Durrell's Jersey Zoo started out as a fairly conventional zoo (A Zoo in My Luggage, 1960, the story of the start of the zoo makes no mention of conservation), but it soon became "Durrell's Ark". And through the success of his zoo's concentrated efforts at captive breeding of endangered species he almost single-handedly created a bandwagon that zoos world-wide have since tried to jump on. Durrell's efforts were quite different from the majority of zoos', as he was as prepared to take on an insignificant Tahitian snail as a marmoset, Rothschild's Mynah, or a rather boring-looking boa; and he did not try and breed just the odd ones, he tried (and often succeeded) breeding enough to put some back in the wild.

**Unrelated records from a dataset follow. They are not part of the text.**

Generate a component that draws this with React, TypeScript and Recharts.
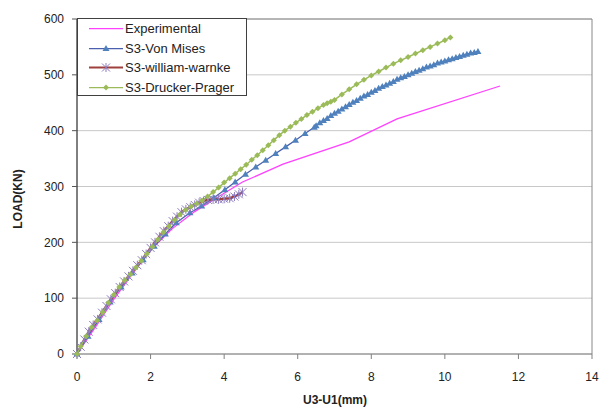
import { LineChart, Line, XAxis, YAxis, CartesianGrid, ReferenceLine, Label } from "recharts";

type Pt = [number, number];

const xTicks = [0, 2, 4, 6, 8, 10, 12, 14];
const yTicks = [0, 100, 200, 300, 400, 500, 600];

const experimental: Pt[] = [
    [0, 0], [0.5, 48], [1, 98], [1.5, 143], [2, 186], [2.6, 225], [3.2, 255], [3.8, 280],
    [4.5, 308], [5.6, 340], [7.4, 380], [8.7, 421], [11.5, 480],
];

const vonMises: Pt[] = [
    [0, 0], [0.3, 32], [0.6, 62], [0.9, 93], [1.2, 120], [1.5, 145], [1.8, 169], [2.1, 193],
    [2.4, 215], [2.7, 235], [3.07, 253], [3.39, 265], [3.72, 280], [4.02, 294], [4.3, 308],
    [4.58, 322], [4.86, 335], [5.13, 347], [5.4, 359], [5.67, 371], [5.94, 383], [6.2, 395],
    [6.45, 406], [6.5, 409], [6.6, 414], [6.7, 418], [6.8, 422], [6.9, 427], [7.0, 431],
    [7.1, 435], [7.2, 439], [7.3, 443], [7.4, 447], [7.5, 451], [7.6, 454], [7.7, 458],
    [7.8, 462], [7.9, 465], [8.0, 469], [8.1, 472], [8.2, 476], [8.3, 479], [8.4, 482],
    [8.5, 485], [8.6, 488], [8.7, 492], [8.8, 495], [8.9, 497], [9.0, 500], [9.1, 503],
    [9.2, 506], [9.3, 508], [9.4, 511], [9.5, 514], [9.6, 516], [9.7, 518], [9.8, 521],
    [9.9, 523], [10.0, 525], [10.1, 527], [10.2, 529], [10.3, 531], [10.4, 533], [10.5, 535],
    [10.6, 537], [10.7, 539], [10.8, 540], [10.9, 542],
];

const williamWarnke: Pt[] = [
    [0, 0], [0.1, 13], [0.2, 26], [0.32, 40], [0.44, 52], [0.56, 62], [0.68, 74], [0.8, 86],
    [0.92, 98], [1.04, 109], [1.16, 120], [1.28, 130], [1.4, 139], [1.52, 149], [1.64, 159],
    [1.76, 168], [1.88, 179], [2.0, 190], [2.12, 200], [2.24, 210], [2.36, 220], [2.48, 229],
    [2.6, 238], [2.72, 246], [2.84, 254], [2.96, 259], [3.08, 263], [3.2, 267], [3.32, 271],
    [3.44, 274], [3.56, 276], [3.7, 277], [3.85, 277], [4.0, 278], [4.15, 279], [4.28, 282],
    [4.4, 286], [4.5, 290],
];

const druckerPrager: Pt[] = [
    [0, 0], [0.1, 14], [0.25, 32], [0.4, 48], [0.55, 60], [0.7, 75], [0.85, 92], [1.0, 106],
    [1.15, 120], [1.3, 132], [1.45, 143], [1.6, 155], [1.75, 167], [1.9, 179], [2.05, 192],
    [2.2, 205], [2.35, 218], [2.5, 229], [2.65, 240], [2.8, 250], [2.95, 258], [3.1, 264],
    [3.25, 269], [3.4, 275], [3.55, 282], [3.7, 290], [3.85, 298], [4.0, 307], [4.15, 315],
    [4.3, 323], [4.45, 331], [4.6, 339], [4.75, 348], [4.9, 356], [5.05, 365], [5.2, 374],
    [5.35, 383], [5.5, 392], [5.65, 400], [5.8, 407], [5.95, 414], [6.1, 421], [6.25, 428],
    [6.4, 434], [6.55, 440], [6.7, 446], [6.8, 449], [6.9, 452], [7.0, 455], [7.2, 465],
    [7.4, 474], [7.6, 483], [7.8, 491], [8.0, 499], [8.2, 506], [8.4, 513], [8.6, 520],
    [8.8, 526], [9.0, 532], [9.2, 538], [9.4, 544], [9.6, 550], [9.8, 556], [10.0, 562],
    [10.15, 567],
];

const FONT = "'Liberation Sans', Arial, sans-serif";
const rows = (pts: Pt[]) => pts.map(([x, y]) => ({ x, y }));

// marker shapes (Excel style)
const triangle = (cx: number, cy: number) => (
    <path d={`M${cx},${cy - 3.5} L${cx + 3.5},${cy + 2.5} L${cx - 3.5},${cy + 2.5} Z`} fill="#4f81bd" />
);
const diamond = (cx: number, cy: number) => (
    <path d={`M${cx},${cy - 3} L${cx + 3},${cy} L${cx},${cy + 3} L${cx - 3},${cy} Z`} fill="#9bbb59" />
);
const star = (cx: number, cy: number) => (
    <g stroke="#8c7bbf" strokeWidth={1}>
        <line x1={cx - 4} y1={cy - 4} x2={cx + 4} y2={cy + 4} />
        <line x1={cx - 4} y1={cy + 4} x2={cx + 4} y2={cy - 4} />
        <line x1={cx} y1={cy - 4.5} x2={cx} y2={cy + 4.5} />
    </g>
);

const dotOf = (shape: (cx: number, cy: number) => JSX.Element) => (p: any) => {
    if (p.cx == null || p.cy == null) return <g key={p.index} />;
    return <g key={p.index}>{shape(p.cx, p.cy)}</g>;
};

const legendItems = [
    { name: "Experimental", color: "#ff40ff", width: 1.25, shape: null },
    { name: "S3-Von Mises", color: "#4a5fad", width: 1.25, shape: triangle },
    { name: "S3-william-warnke", color: "#a0403e", width: 2, shape: star },
    { name: "S3-Drucker-Prager", color: "#9bbb59", width: 1.25, shape: diamond },
];

function ChartLegend() {
    return (
        <div
            style={{
                position: "absolute",
                left: 77,
                top: 18,
                width: 168,
                height: 76,
                border: "1px solid #404040",
                background: "#fff",
                fontFamily: FONT,
                fontSize: 13,
                color: "#222",
            }}
        >
            {legendItems.map((it, i) => (
                <div key={it.name} style={{ position: "absolute", left: 0, top: i * 19.6, height: 19, width: 168 }}>
                    <svg width={36} height={19} style={{ position: "absolute", left: 11, top: 0 }}>
                        <line x1={0} y1={9.5} x2={34} y2={9.5} stroke={it.color} strokeWidth={it.width} />
                        {it.shape ? it.shape(17, 9.5) : null}
                    </svg>
                    <span style={{ position: "absolute", left: 47, top: 2, lineHeight: "15px", whiteSpace: "nowrap" }}>{it.name}</span>
                </div>
            ))}
        </div>
    );
}

export default function App() {
    const tick = { fill: "#222", fontSize: 12, fontFamily: FONT };
    return (
        <div style={{ position: "absolute", left: 0, top: 0, width: 600, height: 408, background: "#fff" }}>
            <LineChart width={600} height={408} margin={{ top: 19, right: 8, left: 0, bottom: 0 }}>
                <CartesianGrid vertical={false} stroke="#c8c8c8" />
                <XAxis
                    type="number"
                    dataKey="x"
                    domain={[0, 14]}
                    ticks={xTicks}
                    height={54}
                    tickSize={5}
                    tickMargin={13}
                    stroke="#808080"
                    tick={tick}
                    allowDuplicatedCategory={false}
                >
                    <Label
                        content={() => (
                            <text x={335} y={404} textAnchor="middle" fontFamily={FONT} fontSize={12} fontWeight="bold" fill="#222">
                                U3-U1(mm)
                            </text>
                        )}
                    />
                </XAxis>
                <YAxis
                    type="number"
                    domain={[0, 600]}
                    ticks={yTicks}
                    width={77}
                    tickSize={5}
                    tickMargin={8}
                    axisLine={{ stroke: "#000" }}
                    tickLine={{ stroke: "#555" }}
                    tick={tick}
                >
                    <Label
                        content={() => (
                            <text
                                x={22}
                                y={199}
                                transform="rotate(-90 22 199)"
                                textAnchor="middle"
                                fontFamily={FONT}
                                fontSize={12}
                                fontWeight="bold"
                                fill="#222"
                            >
                                LOAD(KN)
                            </text>
                        )}
                    />
                </YAxis>
                <ReferenceLine y={600} stroke="#888" />
                <ReferenceLine x={14} stroke="#888" />
                <Line
                    data={rows(experimental)}
                    dataKey="y"
                    type="linear"
                    stroke="#ff40ff"
                    strokeWidth={1.25}
                    dot={false}
                    isAnimationActive={false}
                />
                <Line
                    data={rows(vonMises)}
                    dataKey="y"
                    type="linear"
                    stroke="#4a5fad"
                    strokeWidth={1.25}
                    dot={dotOf(triangle)}
                    activeDot={false}
                    isAnimationActive={false}
                />
                <Line
                    data={rows(williamWarnke)}
                    dataKey="y"
                    type="linear"
                    stroke="#a0403e"
                    strokeWidth={2.5}
                    dot={dotOf(star)}
                    activeDot={false}
                    isAnimationActive={false}
                />
                <Line
                    data={rows(druckerPrager)}
                    dataKey="y"
                    type="linear"
                    stroke="#9bbb59"
                    strokeWidth={1.5}
                    dot={dotOf(diamond)}
                    activeDot={false}
                    isAnimationActive={false}
                />
            </LineChart>
            <ChartLegend />
        </div>
    );
}
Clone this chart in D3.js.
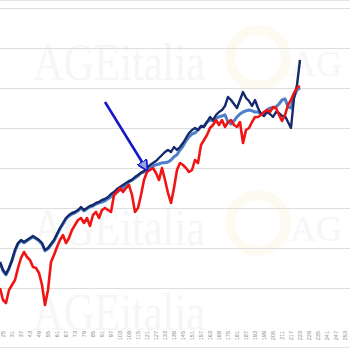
<!DOCTYPE html>
<html><head><meta charset="utf-8">
<script src="https://cdn.jsdelivr.net/npm/d3@7"></script>
<style>html,body{margin:0;padding:0;background:#fff;}svg{display:block;}</style>
</head><body>
<svg id="chart" width="350" height="350"></svg>
<script>
// Categories (x positions, every 2nd period)
const categories = d3.range(23, 224, 2);
// Tick labels on x axis
const tickLabels = d3.range(25, 254, 6);
// Series values
const navySeries = [16.5,14.5,13.5,15,17,19.5,21.25,22,21.5,22,22.5,23,22.5,22,21.25,19.5,20,21,22,23.5,25,26.25,27.5,28.25,28.75,29,29.5,30.25,29.5,30,30.5,30.75,31.25,31.5,32,32.25,32.75,33.5,34,34.75,35.25,35.75,36.25,36.75,37,37.75,38.25,38.75,39.25,40,40.75,41.25,41.75,42.5,43.25,44,44.5,44,45.25,44.5,45.25,46.25,47.5,48.75,49.5,50,49.5,50.5,50.25,51.5,52.75,52,53.25,54,54.5,55.5,57.75,57,56,55,57,59,57.5,56.75,55.5,57,55,53.5,53,54,53.5,52.75,54,53.75,53,53,51.5,50,57.5,60.75,67];
const lightBlueSeries = [16.3,14.3,13.3,14.8,16.8,19.3,21,21.8,21.3,21.8,22.3,22.8,22.3,21.8,21,19.3,19.8,20.8,21.8,23.3,24.8,26,27.3,28,28.5,28.8,29.3,30,29.3,29.8,30.3,30.5,31,31.3,31.5,31.8,32.3,32.8,33.3,34,34.5,35,35.8,36.5,37,37.5,38,38.8,39,39.5,40,40.5,40.8,41,41.3,41.3,41.5,42,42.8,43.3,44.5,45.5,46.8,47.8,48.5,48.8,49.5,50.3,50.5,51.5,52,51.8,52.5,52.8,53,53.3,51.5,51,51.8,52.8,53.5,54,54.3,54.5,54.3,54,54,53.5,53.8,54.5,55,55,55.3,56,57,57.3,55.3,55,57.8,59.5,60];
const redSeries = [10,7,6.25,9.5,10.75,12,15,17.5,19,17.75,17,15.25,15,13.75,10.75,5.75,9.5,16.5,18.25,20.25,22,23.25,21.25,22.5,24.5,25.75,27,27.5,26.25,27.5,25.5,28.25,29,27.5,29.5,30,29.5,29,33.25,34,35,34,35,35.75,33.25,29,30,33.25,37,39,39.5,40,38.75,37,40,37,33.75,31.25,35,39.5,41.25,40.75,40,39,39.5,42,41.25,45.75,47,48.25,50,50.75,52,50.75,52,50.25,51.5,52,50.75,50.25,51.5,46.25,49.5,50,51.5,52.75,52.75,53.25,54,54.5,54,55.25,55,53.25,51.75,53.25,55.75,57,58.75,60,60.5];
const gridValues = [10,20,30,40,50,60,70,80];
// Annotation arrow: [category, value] start and tip
const arrowStart = [93, 56.5];
const arrowTip = [121, 39.5];
const watermarkText = "AGEitalia";
const watermarkShort = "AG";

const svg = d3.select("#chart");
const W = 350, H = 350;
const x = d3.scaleLinear().domain([25, 253]).range([3, 345]);
const y = d3.scaleLinear().domain([0, 80]).range([328, 8]);

// watermark (very faint)
const wm = svg.append("g").attr("font-family", "Liberation Serif, serif").attr("fill", "#f6f6f6");
[[33,80],[33,245],[33,330]].forEach(([tx,ty]) => {
  wm.append("text").attr("x", tx).attr("y", ty).attr("font-size", 52)
    .attr("textLength", 172).attr("lengthAdjust", "spacingAndGlyphs").text(watermarkText);
});
[[290,76],[290,241]].forEach(([tx,ty]) => {
  wm.append("text").attr("x", tx).attr("y", ty).attr("font-size", 36).text(watermarkShort);
  wm.append("circle").attr("cx", tx - 32).attr("cy", ty - 18).attr("r", 28)
    .attr("fill", "none").attr("stroke", "#fdfaf2").attr("stroke-width", 10);
});

// borders
svg.append("line").attr("x1", 0).attr("x2", W).attr("y1", 0.5).attr("y2", 0.5).attr("stroke", "#e3e3e3");
svg.append("line").attr("x1", 0).attr("x2", W).attr("y1", 347.5).attr("y2", 347.5).attr("stroke", "#e3e3e3");

// gridlines
const grid = svg.append("g")
  .call(d3.axisLeft(y).tickValues(gridValues).tickSize(-W).tickFormat(""));
grid.select(".domain").remove();
grid.selectAll(".tick line").attr("stroke", "#dedede").attr("stroke-width", 1);

// x axis labels
const xAxis = svg.append("g").attr("transform", "translate(0,329)")
  .call(d3.axisBottom(x).tickValues(tickLabels).tickSize(0).tickPadding(0).tickFormat(d3.format("d")));
xAxis.select(".domain").remove();
xAxis.selectAll(".tick text")
  .attr("transform", "rotate(-90)")
  .attr("text-anchor", "end")
  .attr("dy", "0.35em")
  .attr("x", -2)
  .attr("y", 0)
  .attr("font-size", 5.5)
  .attr("font-family", "Liberation Sans, Arial, sans-serif")
  .attr("fill", "#8a8a8a");

// lines
const clipId = "plotclip";
svg.append("clipPath").attr("id", clipId).append("rect").attr("x", 0).attr("y", 0).attr("width", W).attr("height", 325);
const plot = svg.append("g").attr("clip-path", `url(#${clipId})`);
const line = d3.line().x((d, i) => x(categories[i])).y(d => y(d));
plot.append("path").datum(lightBlueSeries).attr("d", line).attr("fill", "none")
  .attr("stroke", "#4f7fc6").attr("stroke-width", 3).attr("stroke-linejoin", "round");
plot.append("path").datum(navySeries).attr("d", line).attr("fill", "none")
  .attr("stroke", "#142a6a").attr("stroke-width", 2.4).attr("stroke-linejoin", "round");
plot.append("path").datum(redSeries).attr("d", line).attr("fill", "none")
  .attr("stroke", "#f01515").attr("stroke-width", 2.6).attr("stroke-linejoin", "round");

// arrow
svg.append("defs").append("marker").attr("id", "ah")
  .attr("viewBox", "0 0 10 10").attr("refX", 9).attr("refY", 5)
  .attr("markerWidth", 4.2).attr("markerHeight", 4.2).attr("orient", "auto")
  .append("path").attr("d", "M0,0L10,5L0,10Z").attr("fill", "#8fa6e0").attr("stroke", "#1818c8").attr("stroke-width", 1.6);
svg.append("line")
  .attr("x1", x(arrowStart[0])).attr("y1", y(arrowStart[1]))
  .attr("x2", x(arrowTip[0])).attr("y2", y(arrowTip[1]))
  .attr("stroke", "#1818c8").attr("stroke-width", 2.6).attr("marker-end", "url(#ah)");
</script>
</body></html>
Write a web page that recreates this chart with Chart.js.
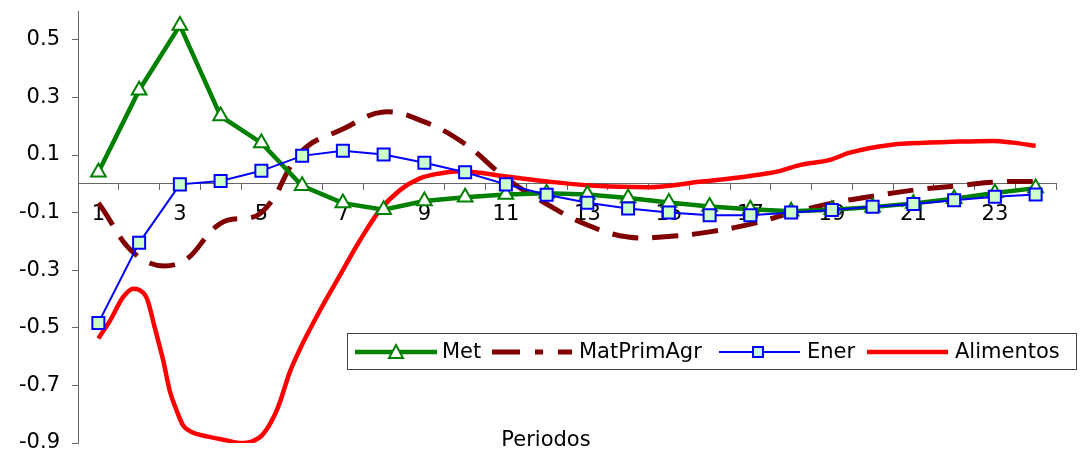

Durrell had little time for people who professed to be conservationists, but spent all their time flying from meeting to meeting. "Decide what needs doing and do it" could have been his motto.

Despite the fact that his own Jersey Wildlife Preservation Trust needed every penny it could raise, he also gave his support to numerous projects all over the world, I had first-hand experience of the value of his support, with a new trust established in1989 specifically to buy and protect tropical forest. With Durrell's name involved Today newspaper donated £25,000. All over the world there are projects doing things that, if it were not for Durrell's involvement, might still be just an item on the agenda of the next meeting.

Gerald Malcolm Durrell, writer, zoologist: born Jamshedpur, India 7 January 1925; FRSL 1972; founder and Honorary Director, Jersey Zoological Park 1958-95; founder and Honorary Director, Jersey Wildlife Preservation Trust 1964-95; Founder Chairman, Wildlife Preservation Trust International 1972-95; OBE 1982; married 1951 Jacqueline Sonia Rasen (marriage dissolved 1979), 1979 Lee McGeorge; died Jersey 30 January 1995.